Records with drawing code:
=-=-=-=-=

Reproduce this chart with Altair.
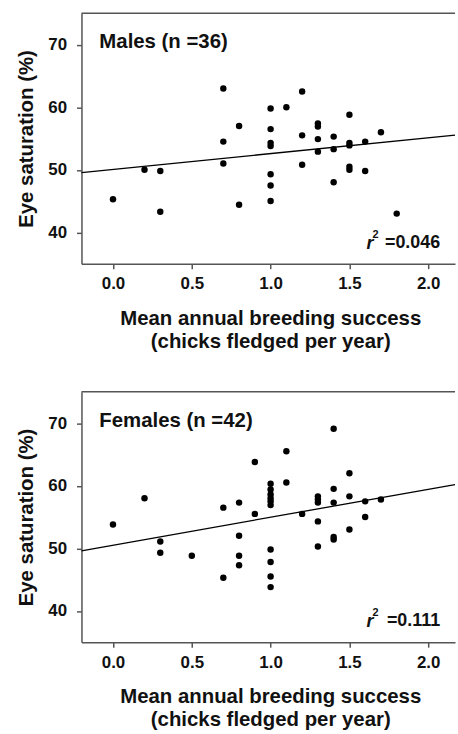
import altair as alt
import pandas as pd

# Males (n = 36)
male_x = [0.0, 0.2, 0.3, 0.3, 0.7, 0.7, 0.7, 0.8, 0.8,
          1.0, 1.0, 1.0, 1.0, 1.0, 1.0, 1.0, 1.1, 1.2, 1.2, 1.2,
          1.3, 1.3, 1.3, 1.3, 1.4, 1.4, 1.4, 1.5, 1.5, 1.5, 1.5, 1.5,
          1.6, 1.6, 1.7, 1.8]
male_y = [45.3, 50.0, 49.8, 43.3, 63.0, 54.5, 51.0, 57.0, 44.4,
          59.8, 56.5, 54.3, 53.8, 49.3, 47.5, 45.0, 60.0, 62.5, 55.5, 50.8,
          57.4, 56.9, 54.9, 52.9, 55.3, 53.3, 48.0, 58.8, 54.3, 53.9, 50.5, 50.0,
          54.5, 49.8, 56.0, 43.0]

# Females (n = 42)
female_x = [0.0, 0.2, 0.3, 0.3, 0.5, 0.7, 0.7, 0.8, 0.8, 0.8, 0.8, 0.9, 0.9,
            1.0, 1.0, 1.0, 1.0, 1.0, 1.0, 1.0, 1.0, 1.0, 1.0,
            1.1, 1.1, 1.2, 1.3, 1.3, 1.3, 1.3, 1.3,
            1.4, 1.4, 1.4, 1.4, 1.4, 1.5, 1.5, 1.5, 1.6, 1.6, 1.7]
female_y = [53.8, 58.0, 51.1, 49.3, 48.8, 56.5, 45.3, 57.3, 52.0, 48.8, 47.3, 63.8, 55.5,
            60.3, 59.4, 58.6, 58.0, 57.5, 56.9, 49.8, 47.8, 45.5, 43.8,
            65.5, 60.5, 55.5, 58.3, 57.8, 57.3, 54.3, 50.3,
            69.1, 59.5, 57.3, 51.8, 51.4, 62.0, 58.3, 53.0, 57.5, 55.0, 57.8]

panel_labels = ["Males (n =36)", "Females (n =42)"]
r2_labels = ["=0.046", "=0.111"]
x_ticks = [0.0, 0.5, 1.0, 1.5, 2.0]
y_ticks = [40, 50, 60, 70]
x_domain = [-0.2, 2.17]
y_domain = [35, 75]

W = 376
H = 252
FONT = "Liberation Sans"
AXIS_COLOR = "#555555"
TEXT_COLOR = "#111111"


def panel(xs, ys, label, r2):
    df = pd.DataFrame({"x": xs, "y": ys})
    xenc = alt.X("x:Q", scale=alt.Scale(domain=x_domain, nice=False, zero=False),
                 axis=alt.Axis(values=x_ticks, format=".1f",
                               title=["Mean annual breeding success", "(chicks fledged per year)"]))
    yenc = alt.Y("y:Q", scale=alt.Scale(domain=y_domain, nice=False, zero=False),
                 axis=alt.Axis(values=y_ticks, title="Eye saturation (%)"))
    base = alt.Chart(df)
    pts = base.mark_circle(size=42, color="black", opacity=1).encode(x=xenc, y=yenc)
    line = base.transform_regression("x", "y", extent=x_domain).mark_line(
        color="black", strokeWidth=1.3).encode(x="x:Q", y="y:Q")

    lab = alt.Chart(pd.DataFrame({"t": [label]})).mark_text(
        align="left", baseline="middle", font=FONT, fontSize=20.5, fontWeight="bold",
        color=TEXT_COLOR).encode(x=alt.value(18), y=alt.value(29), text="t:N")

    r2df = pd.DataFrame({"t": [r2], "r": ["r"], "s": ["2"]})
    r2txt = alt.Chart(r2df).mark_text(
        align="right", baseline="middle", font=FONT, fontSize=18, fontWeight="bold",
        color=TEXT_COLOR).encode(x=alt.value(361), y=alt.value(231), text="t:N")
    rtxt = alt.Chart(r2df).mark_text(
        align="right", baseline="middle", font=FONT, fontSize=18, fontStyle="italic",
        fontWeight="bold", color=TEXT_COLOR).encode(x=alt.value(294), y=alt.value(232), text="r:N")
    stxt = alt.Chart(r2df).mark_text(
        align="left", baseline="middle", font=FONT, fontSize=11, fontWeight="bold",
        color=TEXT_COLOR).encode(x=alt.value(293), y=alt.value(223), text="s:N")

    top_border = alt.Chart(pd.DataFrame({"a": [0]})).mark_rule(
        color=AXIS_COLOR, strokeWidth=1.5).encode(
        x=alt.value(0), x2=alt.value(W), y=alt.value(0))

    return alt.layer(top_border, line, pts, lab, r2txt, rtxt, stxt).properties(width=W, height=H)


top = panel(male_x, male_y, panel_labels[0], r2_labels[0])
bottom = panel(female_x, female_y, panel_labels[1], r2_labels[1])

chart = alt.vconcat(top, bottom, spacing=39).properties(
    padding={"left": 17, "top": 10, "right": 0, "bottom": 0}
).configure_view(stroke=None).configure_axis(
    grid=False,
    labelFont=FONT, labelFontSize=17, labelFontWeight="bold", labelColor=TEXT_COLOR,
    titleFont=FONT, titleFontSize=20.5, titleFontWeight="bold", titleColor=TEXT_COLOR,
    domainColor=AXIS_COLOR, domainWidth=1.5, tickColor=AXIS_COLOR, tickWidth=1.5,
    tickSize=5, titleLineHeight=23,
).configure_axisY(titlePadding=11, labelPadding=10).configure_axisX(
    titlePadding=17, labelPadding=7, titleX=190)

chart.save("out.html", embed_options={"renderer": "svg", "actions": False})
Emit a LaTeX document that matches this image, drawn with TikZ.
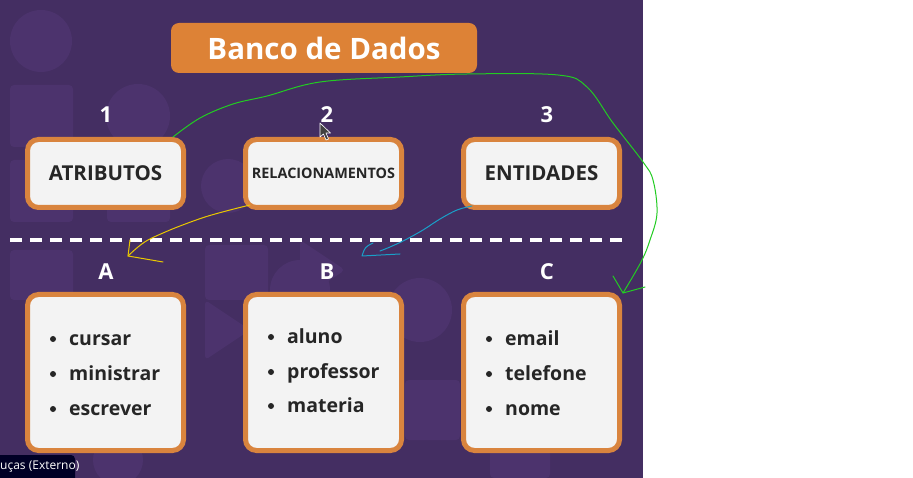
\documentclass[tikz,border=0pt]{standalone}
\usepackage{fontspec}
\setmainfont{Open Sans}
\definecolor{bgpurple}{HTML}{442E62}
\definecolor{bgshape}{HTML}{4C336D}
\definecolor{orangeT}{HTML}{DD8236}
\definecolor{boxor}{HTML}{D9843E}
\definecolor{boxfill}{HTML}{F3F3F3}
\definecolor{darktext}{HTML}{262626}
\definecolor{penGreen}{HTML}{22CC22}
\definecolor{penYellow}{HTML}{EAC800}
\definecolor{penBlue}{HTML}{1A9FC8}
\begin{document}
\begin{tikzpicture}[x=1pt,y=-1pt,
  box/.style={draw=boxor, line width=5pt, fill=boxfill, rounded corners=11pt, minimum width=156pt, inner sep=0pt},
  topbox/.style={box, minimum height=68pt, text=darktext, font=\bfseries\fontsize{20.5}{24}\selectfont},
  botbox/.style={box, minimum height=156pt},
  numlabel/.style={text=white, font=\bfseries\fontsize{22}{26}\selectfont},
  item/.style={anchor=base west, text=darktext, inner sep=0pt, font=\bfseries\fontsize{19.5}{24}\selectfont},
  bullet/.style={circle, fill=darktext, inner sep=0pt, minimum size=6pt},
  pen/.style={line width=1pt, line cap=round, line join=round},
  bgshp/.style={fill=bgshape}
]
\useasboundingbox (0,0) rectangle (913,478);
\fill[white] (0,0) rectangle (913,478);
\fill[bgpurple] (0,0) rectangle (643,478);
% faint background shapes
\fill[bgshp] (41,41) circle (31);
\fill[bgshp, rounded corners=4pt] (10,85) rectangle (73,147);
\fill[bgshp] (138,116) circle (32);
\fill[bgshp, rounded corners=4pt] (107,160) rectangle (170,222);
\fill[bgshp] (228,186) circle (27);
\fill[bgshp, rounded corners=4pt] (10,160) rectangle (73,222);
\fill[bgshp, rounded corners=4pt] (10,250) rectangle (73,300);
\fill[bgshp, rounded corners=4pt] (205,245) rectangle (268,300);
\fill[bgshp] (300,290) circle (30);
\fill[bgshp, rounded corners=4pt] (205,300) -- (250,330) -- (205,360) -- cycle;
\fill[bgshp] (420,310) circle (32);
\fill[bgshp, rounded corners=4pt] (405,380) rectangle (460,440);
\fill[bgshp] (118,460) circle (25);
\fill[bgshp, rounded corners=4pt] (490,450) rectangle (550,478);
\fill[bgshp, rounded corners=4pt] (300,240) -- (345,270) -- (300,300) -- cycle;

% title
\node[fill=orangeT, rounded corners=8pt, minimum width=306pt, minimum height=50pt, inner sep=0pt,
      text=white, font=\bfseries\fontsize{29.5}{32}\selectfont] (title) at (324,48) {Banco de Dados};

% numbers
\node[numlabel] (n1) at (106,115) {1};
\node[numlabel] (n2) at (327,115) {2};
\node[numlabel] (n3) at (547,115) {3};

% top boxes
\node[topbox] (t1) at (105.5,173.5) {ATRIBUTOS};
\node[topbox, font=\bfseries\fontsize{14.4}{17}\selectfont] (t2) at (323.5,173.5) {RELACIONAMENTOS};
\node[topbox] (t3) at (541.5,173.5) {ENTIDADES};

% dashed separator
\coordinate (d1) at (10,240);
\coordinate (d2) at (626,240);
\draw[white, line width=4pt, dash pattern=on 12pt off 8pt] (d1) -- (d2);

% letters
\node[numlabel] (la) at (106,272) {A};
\node[numlabel] (lb) at (327,272) {B};
\node[numlabel] (lc) at (547,272) {C};

% bottom boxes
\node[botbox] (b1) at (105.5,372.5) {};
\node[botbox] (b2) at (323.5,372.5) {};
\node[botbox] (b3) at (541.5,372.5) {};

% list A
\node[bullet] (a1b) at (53,339) {};
\node[item] (a1) at (69,345) {cursar};
\node[bullet] (a2b) at (53,374) {};
\node[item] (a2) at (69,380) {ministrar};
\node[bullet] (a3b) at (53,409) {};
\node[item] (a3) at (69,415) {escrever};
% list B
\node[bullet] (b1b) at (271,337) {};
\node[item] (bi1) at (287,343) {aluno};
\node[bullet] (b2b) at (271,372) {};
\node[item] (bi2) at (287,378) {professor};
\node[bullet] (b3b) at (271,406) {};
\node[item] (bi3) at (287,412) {materia};
% list C
\node[bullet] (c1b) at (489,339) {};
\node[item] (c1) at (505,345) {email};
\node[bullet] (c2b) at (489,374) {};
\node[item] (c2) at (505,380) {telefone};
\node[bullet] (c3b) at (489,409) {};
\node[item] (c3) at (505,415) {nome};

% hand-drawn annotations
% green
\coordinate (gtip) at (623,293);
\draw[pen, penGreen] plot[smooth, tension=0.6] coordinates {(173,137) (200,118) (233,104) (267,96) (320,82) (400,77) (467,74) (558,75) (587,87) (613,123) (643,162) (653,180) (657,213) (650,240) (641,262) (623,293)};
\draw[pen, penGreen] (613,276) -- (gtip) -- (645,287);
% yellow
\coordinate (ytip) at (128,256);
\draw[pen, penYellow] plot[smooth, tension=0.6] coordinates {(250,205) (230,210) (205,217) (180,226) (163,233) (148,240) (138,247) (128,256)};
\draw[pen, penYellow] (130,240) -- (ytip) -- (163,262);
% blue
\coordinate (btip) at (362,256);
\draw[pen, penBlue] plot[smooth, tension=0.6] coordinates {(472,206) (457,210) (440,219) (423,230) (405,240) (390,247) (380,251)};
\draw[pen, penBlue] (373,243) .. controls (365,247) .. (btip) -- (400,254);

% mouse cursor
\filldraw[fill=black!75, draw=white, line width=0.6pt, line join=round]
  (320,123) -- (320,137) -- (323.5,134) -- (326,140) -- (328.5,139) -- (326,133) -- (330.5,133) -- cycle;

% overlay label
\fill[black!85!blue, rounded corners=4pt] (-6,455) rectangle (75,484);
\node[anchor=west, text=white, inner sep=0pt, font=\fontsize{12}{14}\selectfont] (ov) at (0,467) {uças (Externo)};
\end{tikzpicture}
\end{document}
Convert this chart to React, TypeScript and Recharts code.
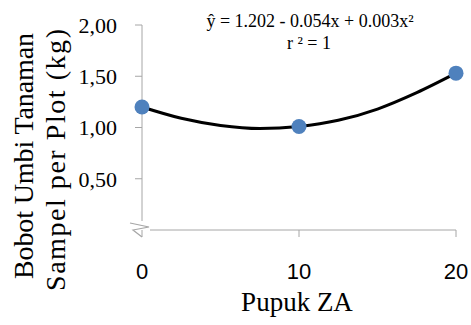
import React from 'react'
import {
  ComposedChart,
  Line,
  Scatter,
  XAxis,
  YAxis,
  usePlotArea,
} from 'recharts'

const dosis = [0, 10, 20]
const bobot = [1.2, 1.01, 1.53]

// trend curve
const trendX = [0, 2.5, 5, 7.5, 10, 12.5, 15, 17.5, 20]
const trendY = [1.2, 1.09, 1.02, 0.99, 1.01, 1.07, 1.18, 1.34, 1.53]

const xTicks = [0, 10, 20]
const yTicks = [0.5, 1, 1.5, 2]

const points = dosis.map((x, i) => ({ x, y: bobot[i] }))
const trend = trendX.map((x, i) => ({ x, y: trendY[i] }))

const serif = 'Liberation Serif, DejaVu Serif, serif'
const sans = 'Liberation Sans, Arial, sans-serif'
const axisGray = '#a6a6a6'

function Overlay() {
  const plot = usePlotArea()
  if (!plot) return null
  const left = plot.x
  const bottom = plot.y + plot.height
  const right = plot.x + plot.width
  return (
    <g>
      <line x1={left} y1={plot.y} x2={left} y2={bottom - 9} stroke={axisGray} strokeWidth={1} />
      <line x1={left + 8} y1={bottom} x2={right} y2={bottom} stroke={axisGray} strokeWidth={1} />
      <path
        d={`M${left - 12},${bottom - 7} L${left + 7},${bottom - 3} L${left - 9},${bottom} L${left},${bottom + 7}`}
        fill="none"
        stroke={axisGray}
        strokeWidth={1.2}
      />
      <text x={310} y={27} textAnchor="middle" fontFamily={serif} fontSize={18} fill="#000">
        ŷ = 1.202 - 0.054x  + 0.003x²
      </text>
      <text x={309} y={49} textAnchor="middle" fontFamily={serif} fontSize={18} fill="#000">
        r ² = 1
      </text>
      <text
        x={33}
        y={156}
        transform="rotate(-90, 33, 156)"
        textAnchor="middle"
        fontFamily={serif}
        fontSize={28}
        textLength={246}
        lengthAdjust="spacing"
        fill="#000"
      >
        Bobot Umbi Tanaman
      </text>
      <text
        x={65}
        y={160}
        transform="rotate(-90, 65, 160)"
        textAnchor="middle"
        fontFamily={serif}
        fontSize={28}
        textLength={262}
        lengthAdjust="spacing"
        fill="#000"
      >
        Sampel per Plot (kg)
      </text>
      <text x={297} y={311} textAnchor="middle" fontFamily={serif} fontSize={27} fill="#000">
        Pupuk ZA
      </text>
    </g>
  )
}

export default function App() {
  return (
    <div style={{ position: 'absolute', left: 0, top: 0, background: '#fff' }}>
      <ComposedChart
        width={471}
        height={325}
        data={trend}
        margin={{ top: 25, right: 15, bottom: 0, left: 0 }}
      >
        <XAxis
          type="number"
          dataKey="x"
          domain={[0, 20]}
          ticks={xTicks}
          axisLine={false}
          tickLine={{ stroke: axisGray }}
          tickSize={7}
          tickMargin={26}
          height={95}
          tick={{ fontFamily: sans, fontSize: 22, fill: '#000' }}
          interval={0}
        />
        <YAxis
          type="number"
          domain={[0, 2]}
          ticks={yTicks}
          axisLine={false}
          tickLine={{ stroke: axisGray }}
          tickSize={7}
          tickMargin={18}
          width={142}
          tick={{ fontFamily: serif, fontSize: 22, fill: '#000' }}
          tickFormatter={(v: number) => v.toFixed(2).replace('.', ',')}
          interval={0}
        />
        <Line
          type="monotone"
          dataKey="y"
          stroke="#000"
          strokeWidth={3}
          dot={false}
          isAnimationActive={false}
        />
        <Scatter
          data={points}
          dataKey="y"
          fill="#4f81bd"
          shape={(p: any) => <circle cx={p.cx} cy={p.cy} r={7.5} fill="#4f81bd" />}
          isAnimationActive={false}
        />
        <Overlay />
      </ComposedChart>
    </div>
  )
}
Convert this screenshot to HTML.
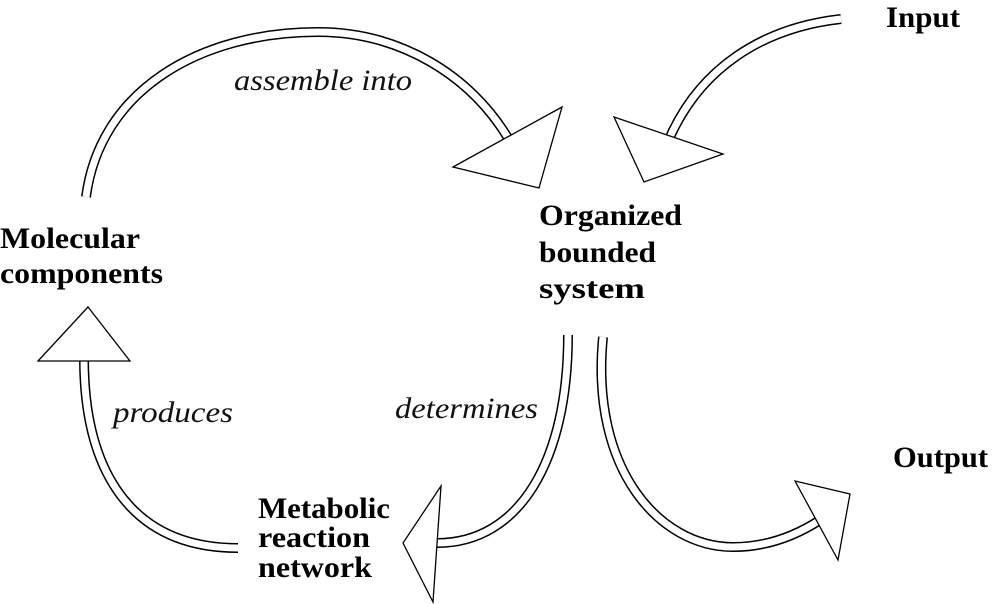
<!DOCTYPE html>
<html><head><meta charset="utf-8"><style>
html,body{margin:0;padding:0;background:#fff;}
svg{display:block;}
.b{font-family:"Liberation Serif",serif;font-weight:bold;font-size:30px;fill:#000;}
.i{font-family:"Liberation Serif",serif;font-style:italic;font-size:30px;fill:#111;}
</style></head><body>
<svg width="1000" height="604" viewBox="0 0 1000 604" xmlns="http://www.w3.org/2000/svg">
<g fill="none" stroke-linecap="butt">
 <!-- top arc -->
 <path d="M86,197 C100,90 200,32 318,32 C400,32 470,75 508,138" stroke="#000" stroke-width="10"/>
 <path d="M86,197 C100,90 200,32 318,32 C400,32 470,75 508,138" stroke="#fff" stroke-width="7"/>
 <!-- input arc -->
 <path d="M841,19 C760,28 700,70 670,137" stroke="#000" stroke-width="10"/>
 <path d="M841,19 C760,28 700,70 670,137" stroke="#fff" stroke-width="7"/>
 <!-- produces -->
 <path d="M84,358 C84,470 130,548 238,548" stroke="#000" stroke-width="10"/>
 <path d="M84,358 C84,470 130,548 238,548" stroke="#fff" stroke-width="7"/>
 <!-- determines -->
 <path d="M568,335 C568,460 520,543 437,543" stroke="#000" stroke-width="10"/>
 <path d="M568,335 C568,460 520,543 437,543" stroke="#fff" stroke-width="7"/>
 <!-- output -->
 <path d="M603,337 C590,470 660,547 733,547 C770,547 800,533 820,520" stroke="#000" stroke-width="10"/>
 <path d="M603,337 C590,470 660,547 733,547 C770,547 800,533 820,520" stroke="#fff" stroke-width="7"/>
</g>
<g fill="#fff" stroke="#000" stroke-width="1.3" stroke-linejoin="miter">
 <polygon points="453,167 562,107 539,188"/>
 <polygon points="614,117 723,154 644,182"/>
 <polygon points="88,307 38,361 130,361"/>
 <polygon points="441,486 403,543 433,602"/>
 <polygon points="795,481 850,494 838,560"/>
</g>
<text class="b" x="0" y="248" textLength="140" lengthAdjust="spacingAndGlyphs">Molecular</text>
<text class="b" x="0" y="283" textLength="163" lengthAdjust="spacingAndGlyphs">components</text>
<text class="b" x="539" y="225" textLength="143" lengthAdjust="spacingAndGlyphs">Organized</text>
<text class="b" x="539" y="262" textLength="117" lengthAdjust="spacingAndGlyphs">bounded</text>
<text class="b" x="539" y="298" textLength="106" lengthAdjust="spacingAndGlyphs">system</text>
<text class="b" x="258" y="518" textLength="132" lengthAdjust="spacingAndGlyphs">Metabolic</text>
<text class="b" x="258" y="547" textLength="112" lengthAdjust="spacingAndGlyphs">reaction</text>
<text class="b" x="258" y="577" textLength="114" lengthAdjust="spacingAndGlyphs">network</text>
<text class="b" x="886" y="27" textLength="74" lengthAdjust="spacingAndGlyphs">Input</text>
<text class="b" x="893" y="467" textLength="95" lengthAdjust="spacingAndGlyphs">Output</text>
<text class="i" x="234" y="90" textLength="178" lengthAdjust="spacingAndGlyphs">assemble into</text>
<text class="i" x="113" y="422" textLength="120" lengthAdjust="spacingAndGlyphs">produces</text>
<text class="i" x="395" y="418" textLength="143" lengthAdjust="spacingAndGlyphs">determines</text>
</svg>
</body></html>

=-=-=-=-=

:: Do this ::
Take the lines from the first line of the entries through the line with "y_domain = [35, 75]", inclusive, and give them again exactly, minus any pictures.

:: Exercise output ::
Reproduce this chart with Altair.
import altair as alt
import pandas as pd

# Males (n = 36)
male_x = [0.0, 0.2, 0.3, 0.3, 0.7, 0.7, 0.7, 0.8, 0.8,
          1.0, 1.0, 1.0, 1.0, 1.0, 1.0, 1.0, 1.1, 1.2, 1.2, 1.2,
          1.3, 1.3, 1.3, 1.3, 1.4, 1.4, 1.4, 1.5, 1.5, 1.5, 1.5, 1.5,
          1.6, 1.6, 1.7, 1.8]
male_y = [45.3, 50.0, 49.8, 43.3, 63.0, 54.5, 51.0, 57.0, 44.4,
          59.8, 56.5, 54.3, 53.8, 49.3, 47.5, 45.0, 60.0, 62.5, 55.5, 50.8,
          57.4, 56.9, 54.9, 52.9, 55.3, 53.3, 48.0, 58.8, 54.3, 53.9, 50.5, 50.0,
          54.5, 49.8, 56.0, 43.0]

# Females (n = 42)
female_x = [0.0, 0.2, 0.3, 0.3, 0.5, 0.7, 0.7, 0.8, 0.8, 0.8, 0.8, 0.9, 0.9,
            1.0, 1.0, 1.0, 1.0, 1.0, 1.0, 1.0, 1.0, 1.0, 1.0,
            1.1, 1.1, 1.2, 1.3, 1.3, 1.3, 1.3, 1.3,
            1.4, 1.4, 1.4, 1.4, 1.4, 1.5, 1.5, 1.5, 1.6, 1.6, 1.7]
female_y = [53.8, 58.0, 51.1, 49.3, 48.8, 56.5, 45.3, 57.3, 52.0, 48.8, 47.3, 63.8, 55.5,
            60.3, 59.4, 58.6, 58.0, 57.5, 56.9, 49.8, 47.8, 45.5, 43.8,
            65.5, 60.5, 55.5, 58.3, 57.8, 57.3, 54.3, 50.3,
            69.1, 59.5, 57.3, 51.8, 51.4, 62.0, 58.3, 53.0, 57.5, 55.0, 57.8]

panel_labels = ["Males (n =36)", "Females (n =42)"]
r2_labels = ["=0.046", "=0.111"]
x_ticks = [0.0, 0.5, 1.0, 1.5, 2.0]
y_ticks = [40, 50, 60, 70]
x_domain = [-0.2, 2.17]
y_domain = [35, 75]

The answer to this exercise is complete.